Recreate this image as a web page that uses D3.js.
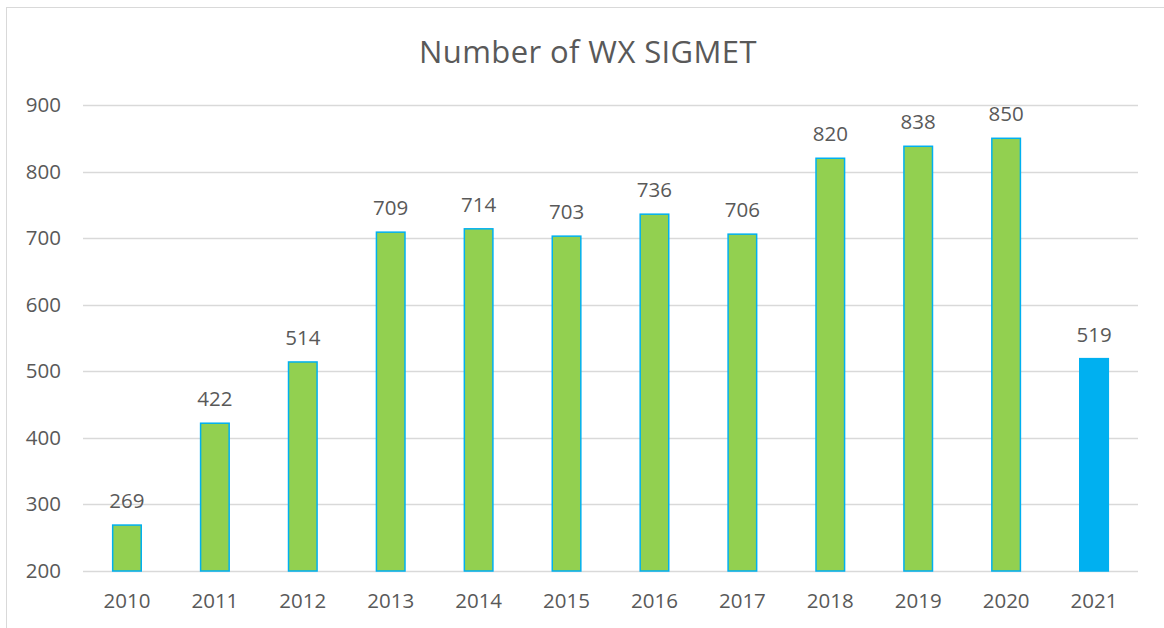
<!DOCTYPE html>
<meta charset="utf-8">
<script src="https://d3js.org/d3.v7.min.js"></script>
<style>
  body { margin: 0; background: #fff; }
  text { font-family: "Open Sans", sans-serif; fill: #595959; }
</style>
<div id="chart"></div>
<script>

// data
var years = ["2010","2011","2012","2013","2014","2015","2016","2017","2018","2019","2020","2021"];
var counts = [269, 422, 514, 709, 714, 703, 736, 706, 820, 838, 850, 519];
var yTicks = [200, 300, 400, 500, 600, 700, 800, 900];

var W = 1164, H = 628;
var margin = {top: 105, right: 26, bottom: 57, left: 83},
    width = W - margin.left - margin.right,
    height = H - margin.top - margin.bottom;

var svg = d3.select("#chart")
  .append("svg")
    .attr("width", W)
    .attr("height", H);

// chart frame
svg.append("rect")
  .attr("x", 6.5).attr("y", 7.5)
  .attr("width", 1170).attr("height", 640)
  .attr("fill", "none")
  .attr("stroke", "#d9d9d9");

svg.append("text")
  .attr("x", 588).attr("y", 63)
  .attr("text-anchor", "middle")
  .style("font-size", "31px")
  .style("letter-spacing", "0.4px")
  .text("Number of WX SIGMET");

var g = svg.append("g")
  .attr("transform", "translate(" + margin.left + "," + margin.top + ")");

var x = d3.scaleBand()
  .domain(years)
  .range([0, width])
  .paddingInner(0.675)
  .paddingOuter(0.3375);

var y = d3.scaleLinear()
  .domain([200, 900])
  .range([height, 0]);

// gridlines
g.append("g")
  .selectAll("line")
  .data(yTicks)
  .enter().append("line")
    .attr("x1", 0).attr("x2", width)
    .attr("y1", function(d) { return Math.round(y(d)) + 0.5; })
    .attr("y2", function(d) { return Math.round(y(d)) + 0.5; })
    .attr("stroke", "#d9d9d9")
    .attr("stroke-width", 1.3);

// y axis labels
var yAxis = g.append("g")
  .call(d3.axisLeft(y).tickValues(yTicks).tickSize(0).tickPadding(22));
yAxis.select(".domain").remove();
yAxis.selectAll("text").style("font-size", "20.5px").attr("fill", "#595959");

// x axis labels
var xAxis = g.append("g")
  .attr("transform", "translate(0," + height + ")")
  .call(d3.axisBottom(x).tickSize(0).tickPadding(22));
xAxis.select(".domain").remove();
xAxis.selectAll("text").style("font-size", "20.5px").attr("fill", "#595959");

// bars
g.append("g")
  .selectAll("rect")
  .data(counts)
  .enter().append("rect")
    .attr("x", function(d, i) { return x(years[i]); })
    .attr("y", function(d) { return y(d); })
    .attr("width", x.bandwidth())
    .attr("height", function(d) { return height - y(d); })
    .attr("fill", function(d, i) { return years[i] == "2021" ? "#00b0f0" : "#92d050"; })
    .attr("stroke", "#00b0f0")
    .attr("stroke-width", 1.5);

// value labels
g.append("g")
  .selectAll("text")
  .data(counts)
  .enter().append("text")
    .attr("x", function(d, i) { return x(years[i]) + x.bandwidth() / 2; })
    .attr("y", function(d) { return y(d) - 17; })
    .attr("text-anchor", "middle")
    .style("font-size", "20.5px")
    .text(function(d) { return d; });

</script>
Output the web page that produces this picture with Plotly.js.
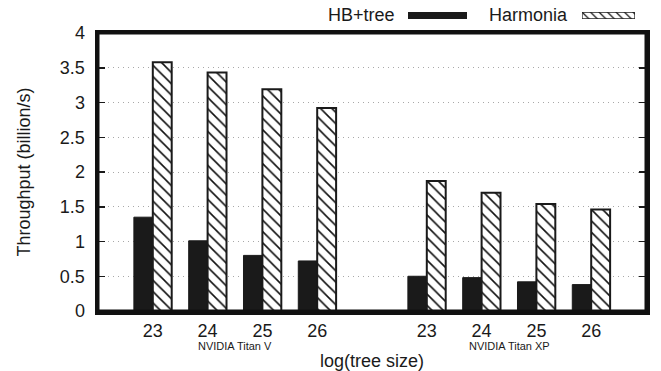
:::::
Written instruction → Without including any picture, retype the entries exactly.

Output →
Recreate this image as a web page that uses D3.js.
<!DOCTYPE html>
<meta charset="utf-8">
<script src="https://d3js.org/d3.v7.min.js"></script>
<style>
  body { margin: 0; background: #fff; }
  text { font-family: "Open Sans", sans-serif; fill: #595959; }
</style>
<div id="chart"></div>
<script>

// data
var years = ["2010","2011","2012","2013","2014","2015","2016","2017","2018","2019","2020","2021"];
var counts = [269, 422, 514, 709, 714, 703, 736, 706, 820, 838, 850, 519];
var yTicks = [200, 300, 400, 500, 600, 700, 800, 900];

var W = 1164, H = 628;
var margin = {top: 105, right: 26, bottom: 57, left: 83},
    width = W - margin.left - margin.right,
    height = H - margin.top - margin.bottom;

var svg = d3.select("#chart")
  .append("svg")
    .attr("width", W)
    .attr("height", H);

// chart frame
svg.append("rect")
  .attr("x", 6.5).attr("y", 7.5)
  .attr("width", 1170).attr("height", 640)
  .attr("fill", "none")
  .attr("stroke", "#d9d9d9");

svg.append("text")
  .attr("x", 588).attr("y", 63)
  .attr("text-anchor", "middle")
  .style("font-size", "31px")
  .style("letter-spacing", "0.4px")
  .text("Number of WX SIGMET");

var g = svg.append("g")
  .attr("transform", "translate(" + margin.left + "," + margin.top + ")");

var x = d3.scaleBand()
  .domain(years)
  .range([0, width])
  .paddingInner(0.675)
  .paddingOuter(0.3375);

var y = d3.scaleLinear()
  .domain([200, 900])
  .range([height, 0]);

// gridlines
g.append("g")
  .selectAll("line")
  .data(yTicks)
  .enter().append("line")
    .attr("x1", 0).attr("x2", width)
    .attr("y1", function(d) { return Math.round(y(d)) + 0.5; })
    .attr("y2", function(d) { return Math.round(y(d)) + 0.5; })
    .attr("stroke", "#d9d9d9")
    .attr("stroke-width", 1.3);

// y axis labels
var yAxis = g.append("g")
  .call(d3.axisLeft(y).tickValues(yTicks).tickSize(0).tickPadding(22));
yAxis.select(".domain").remove();
yAxis.selectAll("text").style("font-size", "20.5px").attr("fill", "#595959");

// x axis labels
var xAxis = g.append("g")
  .attr("transform", "translate(0," + height + ")")
  .call(d3.axisBottom(x).tickSize(0).tickPadding(22));
xAxis.select(".domain").remove();
xAxis.selectAll("text").style("font-size", "20.5px").attr("fill", "#595959");

// bars
g.append("g")
  .selectAll("rect")
  .data(counts)
  .enter().append("rect")
    .attr("x", function(d, i) { return x(years[i]); })
    .attr("y", function(d) { return y(d); })
    .attr("width", x.bandwidth())
    .attr("height", function(d) { return height - y(d); })
    .attr("fill", function(d, i) { return years[i] == "2021" ? "#00b0f0" : "#92d050"; })
    .attr("stroke", "#00b0f0")
    .attr("stroke-width", 1.5);

// value labels
g.append("g")
  .selectAll("text")
  .data(counts)
  .enter().append("text")
    .attr("x", function(d, i) { return x(years[i]) + x.bandwidth() / 2; })
    .attr("y", function(d) { return y(d) - 17; })
    .attr("text-anchor", "middle")
    .style("font-size", "20.5px")
    .text(function(d) { return d; });

</script>
Output the web page that produces this picture with Plotly.js.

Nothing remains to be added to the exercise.